Why does this work? Why do the cities never strike back? Two reasons that I can think of. One, in terms of the electoral college the wilds of nation still have it on the city dwellers. Another reason, perhaps, is that deep down many of us do acknowledge an inate wisdom that is rooted in our countries rural and small town past. The GOP exploits this part of our myth more expertly than we liberals have dreamed of doing for the metropolitan chapters in the story.

So if I could counsel Obama- yes I can dream - I would say two things. First, I don't care how you do it in fifty words or five hundred I want you go to her with one unmistakable message. You can guess it.

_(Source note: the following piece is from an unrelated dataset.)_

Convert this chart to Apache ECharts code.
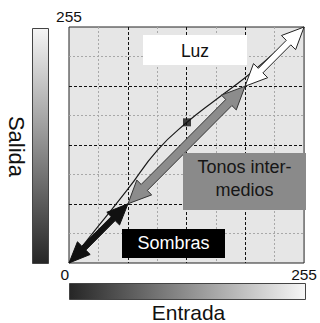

And after that. Let's find ways to undo the turning away. An example. Go to the folks in Montana who drive 100 miles to work every day and let them know that their countrymen in the cities are putting up mass transit, using less fuel and driving down the price of gasoline. Maybe there's something they can do in return.

I wrote the above last night and I have been heard. Today Obama said, "You can put lipstick on a pig..". I love this man.

Scared citizen

Time for Ms. Palin should go back to her small town, along with all the g's that she's dropped.